▶ PROBLEM TO SOLVE: Reproduce the listing below without changes, except that pictures are left out.

▶ PROVIDED MATERIAL:

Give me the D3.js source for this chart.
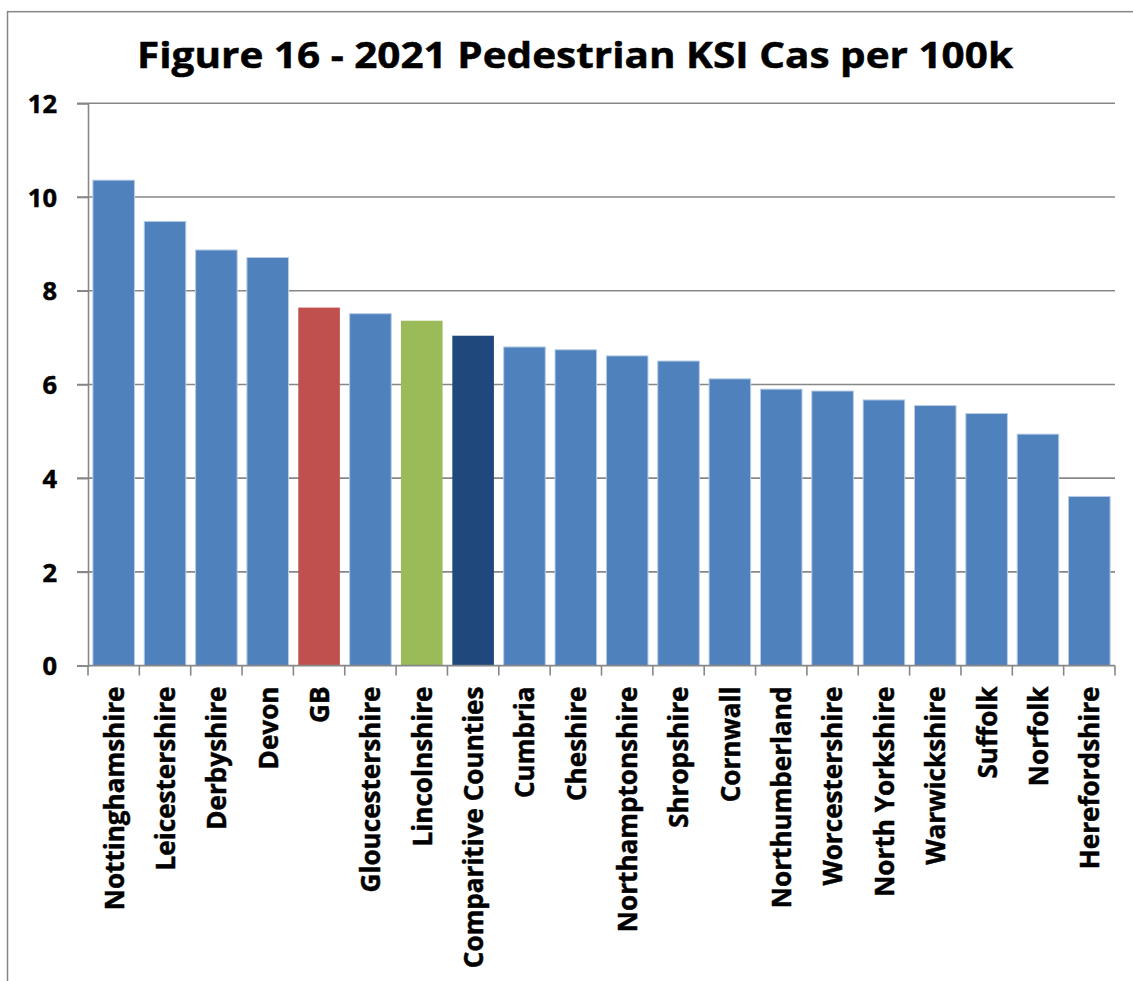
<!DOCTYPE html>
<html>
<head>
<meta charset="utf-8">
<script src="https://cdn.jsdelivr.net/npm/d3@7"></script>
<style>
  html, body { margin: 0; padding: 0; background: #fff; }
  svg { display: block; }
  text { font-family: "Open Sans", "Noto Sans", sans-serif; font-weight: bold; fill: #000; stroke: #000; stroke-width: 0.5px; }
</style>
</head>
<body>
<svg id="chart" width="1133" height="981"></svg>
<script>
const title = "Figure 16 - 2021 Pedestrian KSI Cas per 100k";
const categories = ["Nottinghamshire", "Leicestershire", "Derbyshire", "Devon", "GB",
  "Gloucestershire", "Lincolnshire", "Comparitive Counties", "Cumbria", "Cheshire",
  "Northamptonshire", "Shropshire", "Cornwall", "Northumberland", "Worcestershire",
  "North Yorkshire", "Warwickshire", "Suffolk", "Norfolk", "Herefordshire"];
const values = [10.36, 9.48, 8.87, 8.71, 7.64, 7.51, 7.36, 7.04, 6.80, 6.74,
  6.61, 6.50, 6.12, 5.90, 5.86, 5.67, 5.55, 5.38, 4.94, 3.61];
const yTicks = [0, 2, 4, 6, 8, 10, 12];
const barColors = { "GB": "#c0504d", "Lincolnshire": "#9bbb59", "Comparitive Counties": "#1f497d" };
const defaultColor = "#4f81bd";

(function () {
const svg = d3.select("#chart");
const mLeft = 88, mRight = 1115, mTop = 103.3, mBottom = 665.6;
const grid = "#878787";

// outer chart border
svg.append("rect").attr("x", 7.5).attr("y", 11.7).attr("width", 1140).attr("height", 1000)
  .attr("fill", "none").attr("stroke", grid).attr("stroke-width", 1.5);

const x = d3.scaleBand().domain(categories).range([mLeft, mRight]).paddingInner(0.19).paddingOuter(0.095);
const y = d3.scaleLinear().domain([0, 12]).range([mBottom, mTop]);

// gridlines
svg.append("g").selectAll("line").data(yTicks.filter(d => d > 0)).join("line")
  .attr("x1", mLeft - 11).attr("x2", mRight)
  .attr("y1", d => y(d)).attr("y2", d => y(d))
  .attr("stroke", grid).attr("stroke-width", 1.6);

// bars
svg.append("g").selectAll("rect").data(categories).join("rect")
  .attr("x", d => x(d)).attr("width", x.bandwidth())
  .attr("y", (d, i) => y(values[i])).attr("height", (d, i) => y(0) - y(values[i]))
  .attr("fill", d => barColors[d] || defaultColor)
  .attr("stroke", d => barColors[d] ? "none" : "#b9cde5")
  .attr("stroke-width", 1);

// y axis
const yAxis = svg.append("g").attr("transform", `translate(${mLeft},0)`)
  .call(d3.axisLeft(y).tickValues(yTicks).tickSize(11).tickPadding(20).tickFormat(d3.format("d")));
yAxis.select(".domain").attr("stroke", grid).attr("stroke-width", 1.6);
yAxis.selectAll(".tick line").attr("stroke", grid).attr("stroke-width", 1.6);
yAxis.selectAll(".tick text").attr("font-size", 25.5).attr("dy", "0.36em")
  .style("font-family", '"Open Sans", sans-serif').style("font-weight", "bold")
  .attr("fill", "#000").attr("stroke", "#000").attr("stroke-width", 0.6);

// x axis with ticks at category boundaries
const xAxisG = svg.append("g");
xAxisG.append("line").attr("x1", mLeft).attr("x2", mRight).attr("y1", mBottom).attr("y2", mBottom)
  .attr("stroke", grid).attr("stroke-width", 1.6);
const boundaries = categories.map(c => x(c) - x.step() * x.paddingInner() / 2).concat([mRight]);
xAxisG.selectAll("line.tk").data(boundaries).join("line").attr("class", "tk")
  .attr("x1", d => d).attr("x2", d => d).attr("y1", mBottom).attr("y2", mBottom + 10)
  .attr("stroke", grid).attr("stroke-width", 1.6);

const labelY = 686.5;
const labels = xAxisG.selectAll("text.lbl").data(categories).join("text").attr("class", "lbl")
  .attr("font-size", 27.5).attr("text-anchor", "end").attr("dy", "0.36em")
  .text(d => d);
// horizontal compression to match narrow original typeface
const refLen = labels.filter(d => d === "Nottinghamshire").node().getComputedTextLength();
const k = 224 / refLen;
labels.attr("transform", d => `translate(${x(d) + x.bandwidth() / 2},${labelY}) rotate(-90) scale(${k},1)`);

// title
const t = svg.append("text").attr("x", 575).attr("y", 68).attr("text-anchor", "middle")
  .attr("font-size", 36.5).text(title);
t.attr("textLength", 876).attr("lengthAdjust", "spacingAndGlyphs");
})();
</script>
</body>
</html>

▶ SOLUTION FOR THIS EXERCISE:
Give me the D3.js source for this chart.
<!DOCTYPE html>
<html>
<head>
<meta charset="utf-8">
<script src="https://cdn.jsdelivr.net/npm/d3@7"></script>
<style>
  html, body { margin: 0; padding: 0; background: #fff; }
  svg { display: block; }
  text { font-family: "Open Sans", "Noto Sans", sans-serif; font-weight: bold; fill: #000; stroke: #000; stroke-width: 0.5px; }
</style>
</head>
<body>
<svg id="chart" width="1133" height="981"></svg>
<script>
const title = "Figure 16 - 2021 Pedestrian KSI Cas per 100k";
const categories = ["Nottinghamshire", "Leicestershire", "Derbyshire", "Devon", "GB",
  "Gloucestershire", "Lincolnshire", "Comparitive Counties", "Cumbria", "Cheshire",
  "Northamptonshire", "Shropshire", "Cornwall", "Northumberland", "Worcestershire",
  "North Yorkshire", "Warwickshire", "Suffolk", "Norfolk", "Herefordshire"];
const values = [10.36, 9.48, 8.87, 8.71, 7.64, 7.51, 7.36, 7.04, 6.80, 6.74,
  6.61, 6.50, 6.12, 5.90, 5.86, 5.67, 5.55, 5.38, 4.94, 3.61];
const yTicks = [0, 2, 4, 6, 8, 10, 12];
const barColors = { "GB": "#c0504d", "Lincolnshire": "#9bbb59", "Comparitive Counties": "#1f497d" };
const defaultColor = "#4f81bd";

(function () {
const svg = d3.select("#chart");
const mLeft = 88, mRight = 1115, mTop = 103.3, mBottom = 665.6;
const grid = "#878787";

// outer chart border
svg.append("rect").attr("x", 7.5).attr("y", 11.7).attr("width", 1140).attr("height", 1000)
  .attr("fill", "none").attr("stroke", grid).attr("stroke-width", 1.5);

const x = d3.scaleBand().domain(categories).range([mLeft, mRight]).paddingInner(0.19).paddingOuter(0.095);
const y = d3.scaleLinear().domain([0, 12]).range([mBottom, mTop]);

// gridlines
svg.append("g").selectAll("line").data(yTicks.filter(d => d > 0)).join("line")
  .attr("x1", mLeft - 11).attr("x2", mRight)
  .attr("y1", d => y(d)).attr("y2", d => y(d))
  .attr("stroke", grid).attr("stroke-width", 1.6);

// bars
svg.append("g").selectAll("rect").data(categories).join("rect")
  .attr("x", d => x(d)).attr("width", x.bandwidth())
  .attr("y", (d, i) => y(values[i])).attr("height", (d, i) => y(0) - y(values[i]))
  .attr("fill", d => barColors[d] || defaultColor)
  .attr("stroke", d => barColors[d] ? "none" : "#b9cde5")
  .attr("stroke-width", 1);

// y axis
const yAxis = svg.append("g").attr("transform", `translate(${mLeft},0)`)
  .call(d3.axisLeft(y).tickValues(yTicks).tickSize(11).tickPadding(20).tickFormat(d3.format("d")));
yAxis.select(".domain").attr("stroke", grid).attr("stroke-width", 1.6);
yAxis.selectAll(".tick line").attr("stroke", grid).attr("stroke-width", 1.6);
yAxis.selectAll(".tick text").attr("font-size", 25.5).attr("dy", "0.36em")
  .style("font-family", '"Open Sans", sans-serif').style("font-weight", "bold")
  .attr("fill", "#000").attr("stroke", "#000").attr("stroke-width", 0.6);

// x axis with ticks at category boundaries
const xAxisG = svg.append("g");
xAxisG.append("line").attr("x1", mLeft).attr("x2", mRight).attr("y1", mBottom).attr("y2", mBottom)
  .attr("stroke", grid).attr("stroke-width", 1.6);
const boundaries = categories.map(c => x(c) - x.step() * x.paddingInner() / 2).concat([mRight]);
xAxisG.selectAll("line.tk").data(boundaries).join("line").attr("class", "tk")
  .attr("x1", d => d).attr("x2", d => d).attr("y1", mBottom).attr("y2", mBottom + 10)
  .attr("stroke", grid).attr("stroke-width", 1.6);

const labelY = 686.5;
const labels = xAxisG.selectAll("text.lbl").data(categories).join("text").attr("class", "lbl")
  .attr("font-size", 27.5).attr("text-anchor", "end").attr("dy", "0.36em")
  .text(d => d);
// horizontal compression to match narrow original typeface
const refLen = labels.filter(d => d === "Nottinghamshire").node().getComputedTextLength();
const k = 224 / refLen;
labels.attr("transform", d => `translate(${x(d) + x.bandwidth() / 2},${labelY}) rotate(-90) scale(${k},1)`);

// title
const t = svg.append("text").attr("x", 575).attr("y", 68).attr("text-anchor", "middle")
  .attr("font-size", 36.5).text(title);
t.attr("textLength", 876).attr("lengthAdjust", "spacingAndGlyphs");
})();
</script>
</body>
</html>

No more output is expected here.